I would add that to Loughery this is an important moral (and potentially legal) issue as the stars generously provided their images to her for the murals under the condition that there would be no assignment to third parties or economic gain. She feels it is her responsibility to protect that personal commitment, and is one of the reasons she has avoided monetization of the murals.

Link to the rest at Hugh Stephens Blog

PG says the takeaway for those encouraging or permitting artists to paint murals on the walls of buildings that are not owned by the artist is to forbid any artist from painting anything and call the police/sheriff/Mounties to arrest the artist for trespassing the first time the artist steps onto the property or touches a paintbrush  to a wall of a building resting on the property. The cautious property-owner may wish to install razor wire and buy or rent a pack of Dobermans to patrol the wall.
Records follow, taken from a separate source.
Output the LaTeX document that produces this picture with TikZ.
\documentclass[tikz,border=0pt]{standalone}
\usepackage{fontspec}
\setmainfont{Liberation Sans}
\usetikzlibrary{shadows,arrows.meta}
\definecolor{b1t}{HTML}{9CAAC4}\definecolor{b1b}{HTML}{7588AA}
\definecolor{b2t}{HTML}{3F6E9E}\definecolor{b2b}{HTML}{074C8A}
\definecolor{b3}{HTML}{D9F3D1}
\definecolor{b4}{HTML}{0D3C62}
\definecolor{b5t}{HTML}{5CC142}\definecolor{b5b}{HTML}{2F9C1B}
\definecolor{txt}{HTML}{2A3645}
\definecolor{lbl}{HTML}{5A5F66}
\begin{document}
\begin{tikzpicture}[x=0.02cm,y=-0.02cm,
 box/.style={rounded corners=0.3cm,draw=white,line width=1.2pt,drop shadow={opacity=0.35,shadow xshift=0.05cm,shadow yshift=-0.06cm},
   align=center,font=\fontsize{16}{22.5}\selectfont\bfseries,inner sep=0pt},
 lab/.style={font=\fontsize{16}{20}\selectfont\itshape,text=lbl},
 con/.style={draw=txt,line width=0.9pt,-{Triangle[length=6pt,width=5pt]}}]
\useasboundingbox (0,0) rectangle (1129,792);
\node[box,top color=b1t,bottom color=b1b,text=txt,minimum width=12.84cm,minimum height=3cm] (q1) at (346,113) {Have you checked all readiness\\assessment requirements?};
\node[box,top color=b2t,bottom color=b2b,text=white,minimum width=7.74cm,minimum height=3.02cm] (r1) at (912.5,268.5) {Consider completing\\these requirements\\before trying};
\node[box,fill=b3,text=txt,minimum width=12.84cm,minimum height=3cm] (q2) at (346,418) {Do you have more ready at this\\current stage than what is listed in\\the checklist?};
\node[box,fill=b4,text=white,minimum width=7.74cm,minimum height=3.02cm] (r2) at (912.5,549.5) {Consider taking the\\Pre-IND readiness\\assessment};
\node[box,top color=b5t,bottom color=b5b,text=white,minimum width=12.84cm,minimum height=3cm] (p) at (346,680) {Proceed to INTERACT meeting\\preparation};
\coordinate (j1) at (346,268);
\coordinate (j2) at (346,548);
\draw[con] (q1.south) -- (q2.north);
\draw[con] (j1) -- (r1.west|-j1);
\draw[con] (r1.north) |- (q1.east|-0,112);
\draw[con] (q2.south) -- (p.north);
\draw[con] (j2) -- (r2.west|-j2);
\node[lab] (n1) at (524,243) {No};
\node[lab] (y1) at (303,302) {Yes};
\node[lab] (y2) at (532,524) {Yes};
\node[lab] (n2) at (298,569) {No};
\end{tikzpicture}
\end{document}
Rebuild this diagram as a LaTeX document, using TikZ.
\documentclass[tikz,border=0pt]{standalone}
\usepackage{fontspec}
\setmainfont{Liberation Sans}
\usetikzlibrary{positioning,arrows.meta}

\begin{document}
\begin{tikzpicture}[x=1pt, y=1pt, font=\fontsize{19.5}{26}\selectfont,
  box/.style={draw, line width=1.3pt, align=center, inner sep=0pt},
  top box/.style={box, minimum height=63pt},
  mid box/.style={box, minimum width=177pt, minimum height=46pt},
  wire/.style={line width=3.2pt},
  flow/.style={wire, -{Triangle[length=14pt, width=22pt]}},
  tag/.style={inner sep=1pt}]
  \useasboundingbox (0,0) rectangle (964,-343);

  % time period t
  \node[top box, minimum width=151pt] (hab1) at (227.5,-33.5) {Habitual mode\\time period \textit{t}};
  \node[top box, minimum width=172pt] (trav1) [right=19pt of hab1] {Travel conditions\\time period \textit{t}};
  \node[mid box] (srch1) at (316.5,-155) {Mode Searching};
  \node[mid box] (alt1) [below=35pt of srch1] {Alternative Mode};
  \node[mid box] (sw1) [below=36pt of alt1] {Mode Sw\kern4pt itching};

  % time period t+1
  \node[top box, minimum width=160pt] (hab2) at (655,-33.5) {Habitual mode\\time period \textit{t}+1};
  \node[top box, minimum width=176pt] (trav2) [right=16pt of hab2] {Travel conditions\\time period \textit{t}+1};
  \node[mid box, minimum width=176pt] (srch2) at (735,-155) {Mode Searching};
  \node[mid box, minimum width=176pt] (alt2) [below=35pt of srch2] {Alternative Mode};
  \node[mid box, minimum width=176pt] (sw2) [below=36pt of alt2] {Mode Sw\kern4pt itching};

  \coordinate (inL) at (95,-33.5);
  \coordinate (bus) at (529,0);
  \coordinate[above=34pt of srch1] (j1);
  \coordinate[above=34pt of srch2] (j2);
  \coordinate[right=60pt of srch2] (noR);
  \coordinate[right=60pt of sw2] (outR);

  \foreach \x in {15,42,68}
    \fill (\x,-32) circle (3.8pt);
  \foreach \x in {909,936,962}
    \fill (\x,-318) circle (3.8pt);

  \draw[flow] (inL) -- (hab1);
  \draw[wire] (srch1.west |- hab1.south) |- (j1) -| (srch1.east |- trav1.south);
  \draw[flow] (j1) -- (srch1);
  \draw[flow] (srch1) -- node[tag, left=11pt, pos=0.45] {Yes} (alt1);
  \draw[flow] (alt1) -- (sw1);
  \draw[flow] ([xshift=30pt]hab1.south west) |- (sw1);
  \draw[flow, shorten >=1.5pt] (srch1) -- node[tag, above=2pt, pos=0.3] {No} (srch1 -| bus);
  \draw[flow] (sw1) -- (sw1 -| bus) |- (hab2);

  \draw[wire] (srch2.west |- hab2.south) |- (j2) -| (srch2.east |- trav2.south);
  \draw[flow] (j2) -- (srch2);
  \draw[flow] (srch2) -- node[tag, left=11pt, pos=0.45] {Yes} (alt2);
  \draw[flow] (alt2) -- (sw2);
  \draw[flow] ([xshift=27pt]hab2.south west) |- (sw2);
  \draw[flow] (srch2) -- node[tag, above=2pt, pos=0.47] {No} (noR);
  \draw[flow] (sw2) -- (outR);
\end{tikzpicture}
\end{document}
Such preventative measures should continue until the property owner acquires competent intellectual property counsel and consults with her/him/them. In all likelihood, the muralist and whoever is paying/encouraging/licensing rights to the muralist will be required to sign a well-drafted contract acknowledging that the property owner is the sole owner of the mural and is authorized to do anything he/she/it wishes with the resulting artwork, including, without limitation, painting or pasting on the building a billboard advertising Levi Garrett chewing tobacco that obscures some or all of the mural at any time in the future.

PG acknowledges that, instead of lawyers, it might be cheaper to just keep the Dobermans in place for a few generations. Perhaps a colony of copperheads could be substituted at some time in the future since they’re a bit less expensive to maintain.

And, yes, Amazon does sell razor wire and a variety of warning signs.









7 thoughts on “Mural, Mural on the Wall”

  1. I wonder. All those famous Italian artists who painted their masterpieces inside Renaissance churches – you know Michelangelo and others – they didn’t own the paintings, did they? The churches did. Or am I wrong?

    • The churches commissioned the work.

      Ergo, work for hire.

      If you hire a decorator to redecorate, you own the house and furnishings, not the decorator. At most, they get to photograph the place for tbeir portfolio.

      Mural painters = decorators. 😉

      • But the Artist raised money in conjunction with a nonprofit organization that is no longer in operation. It wasn’t even a traditional work for hire gig. If the owners of the buildings did not have a contract for partial ownership of murals when they were fresh painted then ownership and control would fall to the artist.

        • That’s the OP case.
          But it doesn’t even matter because as stated Canada doesn’t allow for work for hire. No sense paying for mural and losing control of the property.

  2. Or, just give the local kids some paint bombs…

    I remember the New York subway once had a crew of painters at the end of the line. They would paint over the graffiti that had just been painted as the train went through the city. By the time it returned to where the artist was working, his work was painted over.